From Ruhi D.,
How ethical are we actually?
This past semester I took a business ethics class where the last topic we discussed had to do with overconfidence of human morality. We like to think of ourselves as beings, that when placed in a difficult situation, would always take the high road.
However this is not necessarily the case. In this unit we discussed two types of morality gauges. The first theory explored how we are as ethical as our inner moral compass. Even if you don’t take action on something, as long as you believe it is wrong or feel the wrongness of the situation you are considered an ethical person. The other theory said that we are only as moral as our actions. Although we may have a moral compass, we are as ethical as the actions we take to keep unethical situations from happening.
On this trip I often think about what I learned in that class and how it applies to the Holocaust. I often wonder how did so many people just passively allowed this to happen. They made no effort to stop those who committed these crimes, and those who committed these crimes seemed to do so without any moral dilemma. Today the Holocaust is always spoken of in hushed tones, and often people try to forget it happened. However, this type of “don’t ask, don’t tell” culture is what created this terrible thing in the first place. What if people pretended for so long that what they were doing wasn’t wrong that they actually managed to convince themselves to believe it wasn’t wrong?

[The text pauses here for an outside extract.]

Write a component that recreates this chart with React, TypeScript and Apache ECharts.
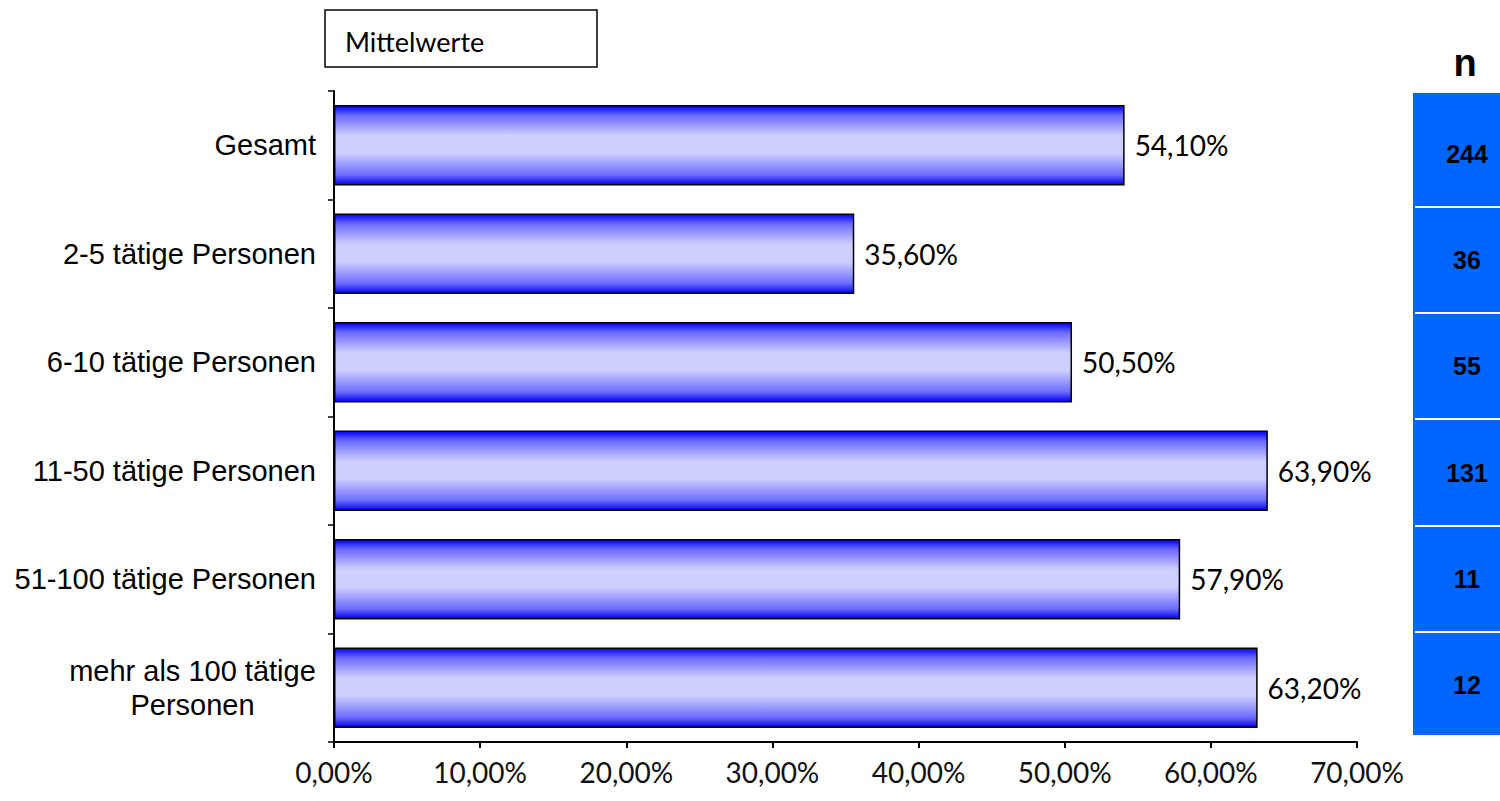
import React, { useEffect, useRef } from "react";
import * as echarts from "echarts";

const categories = [
  "Gesamt",
  "2-5 tätige Personen",
  "6-10 tätige Personen",
  "11-50 tätige Personen",
  "51-100 tätige Personen",
  "mehr als 100 tätige\nPersonen",
];
const values = [54.1, 35.6, 50.5, 63.9, 57.9, 63.2];
const nValues = [244, 36, 55, 131, 11, 12];
const xTicks = [0, 10, 20, 30, 40, 50, 60, 70];
const seriesName = "Mittelwerte";

const fmtPct = (v: number) => v.toFixed(2).replace(".", ",") + "%";

export default function App() {
  const ref = useRef<HTMLDivElement>(null);
  useEffect(() => {
    if (!ref.current) return;
    const chart = echarts.init(ref.current, undefined, { renderer: "svg" });

    const boxTop = 93;
    const boxBottom = 735;
    const rowsTop = 100.5;
    const rowH = 106.3;
    const tableLeft = 1413;
    const tableGraphics: any[] = [
      {
        type: "rect",
        shape: { x: tableLeft, y: boxTop, width: 1500 - tableLeft, height: boxBottom - boxTop },
        style: { fill: "#0066ff" },
      },
      {
        type: "text",
        x: 1465,
        y: 63,
        style: {
          text: "n",
          font: "bold 38px 'Liberation Sans', Arial, sans-serif",
          fill: "#000",
          align: "center",
          verticalAlign: "middle",
        },
      },
    ];
    nValues.forEach((n, i) => {
      if (i > 0) {
        const y = Math.round(rowsTop + rowH * i);
        tableGraphics.push({
          type: "line",
          shape: { x1: tableLeft + 2, y1: y, x2: 1500, y2: y },
          style: { stroke: "#ffffff", lineWidth: 2 },
        });
      }
      tableGraphics.push({
        type: "text",
        x: 1467,
        y: rowsTop + rowH * i + rowH / 2,
        style: {
          text: String(n),
          font: "bold 25px 'Liberation Sans', Arial, sans-serif",
          fill: "#000",
          align: "center",
          verticalAlign: "middle",
        },
      });
    });

    const option: any = {
      animation: false,
      grid: { left: 334, right: 143, top: 91, bottom: 59, containLabel: false },
      xAxis: {
        type: "value",
        min: 0,
        max: 70,
        interval: 10,
        splitLine: { show: false },
        axisLine: { show: true, lineStyle: { color: "#000", width: 2 } },
        axisTick: { show: true, length: 6, inside: false, lineStyle: { color: "#000", width: 2 } },
        axisLabel: {
          formatter: (v: number) => (xTicks.includes(v) ? fmtPct(v) : ""),
          fontFamily: "Lato, 'Noto Sans', sans-serif",
          fontSize: 28,
          color: "#111",
          margin: 16,
        },
      },
      yAxis: {
        type: "category",
        data: categories,
        inverse: true,
        axisLine: { show: true, lineStyle: { color: "#000", width: 2 } },
        axisTick: { show: true, length: 6, lineStyle: { color: "#000", width: 1.5 } },
        axisLabel: {
          fontFamily: "'Liberation Sans', Arial, sans-serif",
          fontSize: 29,
          color: "#000",
          margin: 18,
          lineHeight: 34,
          formatter: (v: string) =>
            v.includes("\n")
              ? v
                  .split("\n")
                  .map((s) => "{c|" + s + "}")
                  .join("\n")
              : v,
          rich: {
            c: {
              width: 247,
              align: "center",
              fontFamily: "'Liberation Sans', Arial, sans-serif",
              fontSize: 29,
              color: "#000",
              lineHeight: 34,
            },
          },
        },
      },
      series: [
        {
          name: seriesName,
          type: "bar",
          data: values,
          barWidth: "74%",
          itemStyle: {
            color: new echarts.graphic.LinearGradient(0, 0, 0, 1, [
              { offset: 0, color: "#0000ff" },
              { offset: 0.12, color: "#6a6aff" },
              { offset: 0.38, color: "#cfcfff" },
              { offset: 0.6, color: "#cfcfff" },
              { offset: 0.88, color: "#6a6aff" },
              { offset: 1, color: "#0000ee" },
            ]),
            borderColor: "#000",
            borderWidth: 1.5,
          },
          label: {
            show: true,
            position: "right",
            distance: 10,
            formatter: (p: any) => fmtPct(p.value),
            fontFamily: "Lato, 'Noto Sans', sans-serif",
            fontSize: 28,
            color: "#000",
          },
        },
      ],
      graphic: [
        {
          type: "rect",
          shape: { x: 325, y: 10, width: 272, height: 57 },
          style: { fill: "#fff", stroke: "#000", lineWidth: 1.5 },
        },
        {
          type: "text",
          x: 345,
          y: 41,
          style: {
            text: seriesName,
            font: "27px Lato, 'Noto Sans', sans-serif",
            fill: "#000",
            verticalAlign: "middle",
          },
        },
        ...tableGraphics,
      ],
    };
    chart.setOption(option);
    return () => chart.dispose();
  }, []);
  return <div ref={ref} style={{ width: 1500, height: 801, position: "absolute", left: 0, top: 0 }} />;
}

When it comes to Majdanek concentration camp, the curators are still trying to cover up the amount of deaths that occurred. To this day, more than 70 years later we are still trying to undermine what happened in order to protect our own morality. The Holocaust didn’t happen overnight. People slowly, but surely, began to cushion themselves and make excuses for the morally disastrous decision they were making. By shielding ourselves, we allow ourselves to get into a routine and make excuses for the morally questionable actions we do on a daily basis. Embracing and understanding this history in the rawest form is what can help us challenge our own morality and keep ourselves from committing such a crime against humanity ever again.